For an explanation to Benjamin Lindley's answer, consider the typical case where std::sort uses quicksort with Hoare type partition scheme. The left side is scanned for values < pivot using compare(value,pivot) to do the compare, while the right side is scanned for values > pivot using compare(pivot, value). Note that quicksort partition may rely on the fact that a left or right scan is stopped when it encounters a value == pivot and doesn't continue scanning past the pivot on that scan. If the user supplied compare function returns true on such a compare (true when value == pivot), the scan could continue beyond boundaries of the array or vector being sorted, which is apparently what happened in Benjamin Lindley's test case.

Answer 5

Without going in the depth of the math, 2 variables can be compared using just '<' operator (or '>' if you wish). However '<' is used commonly in explanation of the 'strict weak ordering` and in implementation of sorters.

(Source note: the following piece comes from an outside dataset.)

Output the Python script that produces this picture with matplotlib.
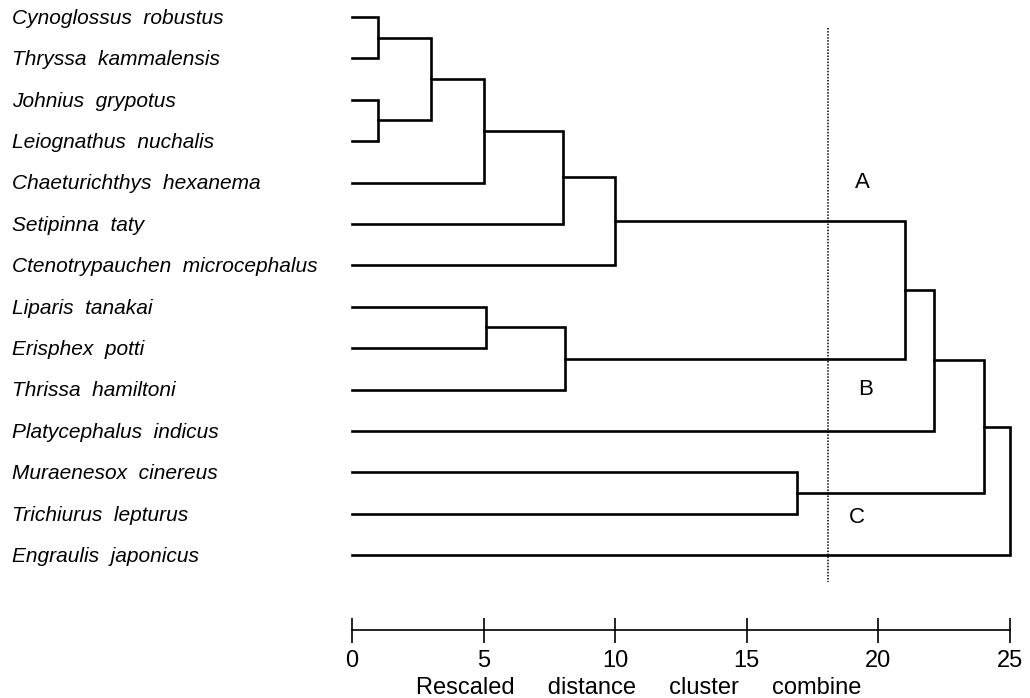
import matplotlib.pyplot as plt

# species in dendrogram order (top to bottom)
species = ['Cynoglossus  robustus', 'Thryssa  kammalensis', 'Johnius  grypotus',
           'Leiognathus  nuchalis', 'Chaeturichthys  hexanema', 'Setipinna  taty',
           'Ctenotrypauchen  microcephalus', 'Liparis  tanakai', 'Erisphex  potti',
           'Thrissa  hamiltoni', 'Platycephalus  indicus', 'Muraenesox  cinereus',
           'Trichiurus  lepturus', 'Engraulis  japonicus']

# merges: (left node, right node, rescaled distance); nodes >= 14 are earlier merges
merges = [(0, 1, 1.0), (2, 3, 1.0), (14, 15, 3.0), (16, 4, 5.0),
          (17, 5, 8.0), (18, 6, 10.0), (7, 8, 5.1), (20, 9, 8.1),
          (19, 21, 21.0), (22, 10, 22.1), (11, 12, 16.9), (23, 24, 24.0),
          (25, 13, 25.0)]

cut_level = 18.1
group_names = ['A', 'B', 'C']
group_pos = [(19.4, 4.0), (19.5, 9.0), (19.2, 12.1)]

ticks = [0, 5, 10, 15, 20, 25]

plt.rcParams['font.family'] = ['Liberation Sans', 'DejaVu Sans']

fig = plt.figure(figsize=(10.30, 6.98), dpi=100)
ax = fig.add_axes([0, 0, 1, 1])

# node positions: (x height, y row)
pos = {i: (0.0, float(i)) for i in range(len(species))}
for k, (a, b, h) in enumerate(merges):
    xa, ya = pos[a]
    xb, yb = pos[b]
    ax.plot([xa, h, h, xb], [ya, ya, yb, yb], color='black', lw=1.9,
            solid_joinstyle='miter')
    pos[len(species) + k] = (h, (ya + yb) / 2)

for i, name in enumerate(species):
    ax.text(-12.92, i + 0.03, name, ha='left', va='center', fontsize=15,
            style='italic')

ax.plot([cut_level, cut_level], [0.27, 13.65], color='black', lw=1.1,
        linestyle=(0, (1, 1)))

for g, (gx, gy) in zip(group_names, group_pos):
    ax.text(gx, gy, g, ha='center', va='center', fontsize=16)

ax.set_xlim(-13.37, 25.76)
ax.set_ylim(16.45, -0.41)
for s in ['left', 'top', 'right']:
    ax.spines[s].set_visible(False)
ax.spines['bottom'].set_position(('data', 14.81))
ax.spines['bottom'].set_bounds(0, 25)
ax.spines['bottom'].set_linewidth(1.2)
ax.set_xticks(ticks)
ax.set_xticklabels([str(t) for t in ticks])
ax.tick_params(axis='x', direction='inout', length=18, width=1.2,
               labelsize=17, pad=5)
ax.set_yticks([])

ax.text(10.9, 16.2, 'Rescaled     distance     cluster     combine',
        ha='center', va='center', fontsize=17)

fig.savefig('out.png', dpi=100)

The idea basically is that in practical programming if a < b == false and b < a == false then a == b.

Answer 6

TL;DR: Why must std::sort compare function return false when arguments are equal?

It must return false because there's no need to sort equal arguments.

Explanation

A 2-way comparison operator function checks if you want to return the first number before the second number. So it should return true if yes, or false if no.

std::sort and many other library functions use such an operator function.

eg.

std::sort(my_container.begin(), my_container.end(), [](const MY_CLASS* lhs, const MY_CLASS* rhs) -> bool
{
    return lhs->m_level < rhs->m_level;
});

However, when the comparison function is used as argument in such library functions, it is customary for such library functions to "act" based on a true response by the comparison function. Therefore, and in particular with std::sort, std::sort will do something (ie. perform reordering) when the argument is true.

So in general, when the comparison function is used as an argument of an std lib algorithm it should return true if the algorithm wants it to do something. And vice versa it should return false when it shouldn't do anything.